Extracted material ->
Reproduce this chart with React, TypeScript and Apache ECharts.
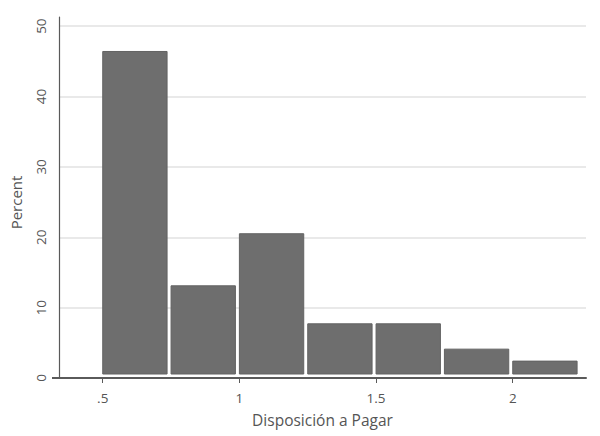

---

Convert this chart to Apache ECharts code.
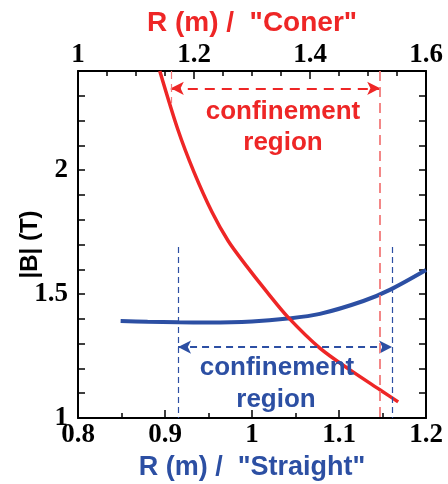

...

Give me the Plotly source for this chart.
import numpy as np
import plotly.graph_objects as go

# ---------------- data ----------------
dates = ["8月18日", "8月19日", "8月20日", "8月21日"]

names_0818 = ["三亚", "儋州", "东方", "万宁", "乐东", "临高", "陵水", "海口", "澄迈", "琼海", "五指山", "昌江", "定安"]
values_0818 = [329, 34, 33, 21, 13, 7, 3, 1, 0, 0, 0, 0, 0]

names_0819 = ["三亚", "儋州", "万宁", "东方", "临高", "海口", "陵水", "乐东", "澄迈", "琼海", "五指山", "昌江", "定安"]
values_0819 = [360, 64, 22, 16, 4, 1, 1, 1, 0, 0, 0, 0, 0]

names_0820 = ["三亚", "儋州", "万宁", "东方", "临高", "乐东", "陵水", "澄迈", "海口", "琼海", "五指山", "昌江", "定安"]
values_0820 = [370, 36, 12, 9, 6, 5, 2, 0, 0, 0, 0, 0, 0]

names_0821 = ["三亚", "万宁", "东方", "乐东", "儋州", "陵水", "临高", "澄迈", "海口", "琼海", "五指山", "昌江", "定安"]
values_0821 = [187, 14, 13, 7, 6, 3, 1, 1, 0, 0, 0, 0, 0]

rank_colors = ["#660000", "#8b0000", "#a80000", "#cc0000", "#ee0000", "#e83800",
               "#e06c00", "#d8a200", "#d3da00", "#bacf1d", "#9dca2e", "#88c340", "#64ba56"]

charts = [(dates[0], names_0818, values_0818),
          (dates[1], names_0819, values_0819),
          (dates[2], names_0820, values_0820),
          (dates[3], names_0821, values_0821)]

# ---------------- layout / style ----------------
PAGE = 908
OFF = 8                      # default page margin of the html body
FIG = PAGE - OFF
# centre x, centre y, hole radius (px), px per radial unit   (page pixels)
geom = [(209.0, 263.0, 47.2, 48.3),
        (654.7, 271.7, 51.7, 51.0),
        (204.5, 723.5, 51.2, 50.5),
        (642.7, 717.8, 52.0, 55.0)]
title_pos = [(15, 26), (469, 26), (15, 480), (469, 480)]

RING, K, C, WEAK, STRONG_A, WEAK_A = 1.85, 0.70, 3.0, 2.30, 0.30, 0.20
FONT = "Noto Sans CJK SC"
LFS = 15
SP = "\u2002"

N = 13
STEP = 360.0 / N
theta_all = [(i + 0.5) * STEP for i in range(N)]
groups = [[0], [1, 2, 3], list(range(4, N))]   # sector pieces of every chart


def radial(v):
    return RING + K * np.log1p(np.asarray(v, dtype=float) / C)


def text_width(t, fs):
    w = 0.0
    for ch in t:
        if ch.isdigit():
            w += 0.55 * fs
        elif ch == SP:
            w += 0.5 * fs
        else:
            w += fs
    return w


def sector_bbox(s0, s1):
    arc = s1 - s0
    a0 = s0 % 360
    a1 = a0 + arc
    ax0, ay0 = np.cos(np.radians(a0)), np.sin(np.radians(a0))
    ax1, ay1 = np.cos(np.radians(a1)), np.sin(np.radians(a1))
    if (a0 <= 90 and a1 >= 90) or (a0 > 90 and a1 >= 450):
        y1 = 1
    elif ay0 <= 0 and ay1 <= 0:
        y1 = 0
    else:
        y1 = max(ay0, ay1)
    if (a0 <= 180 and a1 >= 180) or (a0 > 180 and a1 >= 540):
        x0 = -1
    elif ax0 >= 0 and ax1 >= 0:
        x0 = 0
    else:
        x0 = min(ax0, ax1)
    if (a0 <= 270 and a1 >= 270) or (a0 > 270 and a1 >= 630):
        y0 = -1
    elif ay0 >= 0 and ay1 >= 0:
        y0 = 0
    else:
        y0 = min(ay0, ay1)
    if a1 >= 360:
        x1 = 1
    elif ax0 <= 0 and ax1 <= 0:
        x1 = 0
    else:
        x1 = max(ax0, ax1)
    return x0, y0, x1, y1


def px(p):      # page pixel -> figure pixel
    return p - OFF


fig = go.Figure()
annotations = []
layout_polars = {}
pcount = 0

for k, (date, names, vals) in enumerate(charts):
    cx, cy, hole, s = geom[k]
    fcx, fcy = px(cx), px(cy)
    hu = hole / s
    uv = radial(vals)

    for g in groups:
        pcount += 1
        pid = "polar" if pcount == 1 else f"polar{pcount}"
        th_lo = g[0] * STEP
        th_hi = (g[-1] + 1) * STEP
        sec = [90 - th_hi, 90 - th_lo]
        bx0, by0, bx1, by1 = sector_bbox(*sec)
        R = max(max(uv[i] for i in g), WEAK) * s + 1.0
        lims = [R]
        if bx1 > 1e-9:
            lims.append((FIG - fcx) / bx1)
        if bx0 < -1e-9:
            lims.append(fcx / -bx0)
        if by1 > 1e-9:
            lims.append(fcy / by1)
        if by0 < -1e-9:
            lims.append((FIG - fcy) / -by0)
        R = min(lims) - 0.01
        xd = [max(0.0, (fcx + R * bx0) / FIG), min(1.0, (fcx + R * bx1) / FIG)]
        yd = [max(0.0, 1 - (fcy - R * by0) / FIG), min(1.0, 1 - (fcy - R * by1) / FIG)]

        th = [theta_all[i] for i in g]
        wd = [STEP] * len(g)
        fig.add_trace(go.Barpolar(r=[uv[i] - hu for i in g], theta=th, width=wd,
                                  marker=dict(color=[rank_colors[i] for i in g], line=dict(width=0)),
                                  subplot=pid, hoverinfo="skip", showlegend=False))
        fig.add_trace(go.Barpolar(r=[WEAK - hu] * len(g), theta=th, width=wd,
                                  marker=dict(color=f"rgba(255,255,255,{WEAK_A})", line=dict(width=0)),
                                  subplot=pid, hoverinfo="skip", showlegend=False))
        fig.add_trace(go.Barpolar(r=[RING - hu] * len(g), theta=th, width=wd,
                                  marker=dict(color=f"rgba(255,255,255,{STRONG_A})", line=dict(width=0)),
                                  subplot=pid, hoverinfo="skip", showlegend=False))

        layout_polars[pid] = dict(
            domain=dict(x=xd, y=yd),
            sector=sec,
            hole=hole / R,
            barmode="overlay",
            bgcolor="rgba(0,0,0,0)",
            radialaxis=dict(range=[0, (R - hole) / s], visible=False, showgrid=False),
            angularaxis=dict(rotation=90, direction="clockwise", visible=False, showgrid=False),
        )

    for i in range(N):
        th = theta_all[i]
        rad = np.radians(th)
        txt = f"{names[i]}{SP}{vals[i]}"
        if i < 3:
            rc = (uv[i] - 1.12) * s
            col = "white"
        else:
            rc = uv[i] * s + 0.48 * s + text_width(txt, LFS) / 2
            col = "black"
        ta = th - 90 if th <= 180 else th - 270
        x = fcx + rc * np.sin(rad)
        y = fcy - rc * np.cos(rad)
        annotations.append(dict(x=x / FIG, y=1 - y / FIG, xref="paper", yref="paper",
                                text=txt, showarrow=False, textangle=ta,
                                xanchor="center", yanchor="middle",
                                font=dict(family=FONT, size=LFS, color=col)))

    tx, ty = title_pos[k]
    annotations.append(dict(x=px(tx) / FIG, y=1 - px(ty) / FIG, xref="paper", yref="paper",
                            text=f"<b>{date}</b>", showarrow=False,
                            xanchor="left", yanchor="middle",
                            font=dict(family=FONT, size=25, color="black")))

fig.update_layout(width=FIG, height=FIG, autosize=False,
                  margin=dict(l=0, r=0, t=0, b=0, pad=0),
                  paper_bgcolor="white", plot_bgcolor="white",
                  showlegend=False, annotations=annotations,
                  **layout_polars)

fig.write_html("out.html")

What needs to be done -> Tally how many lines in the material above hold the word "ECharts". Write only that number.

Output of the exercise -> 2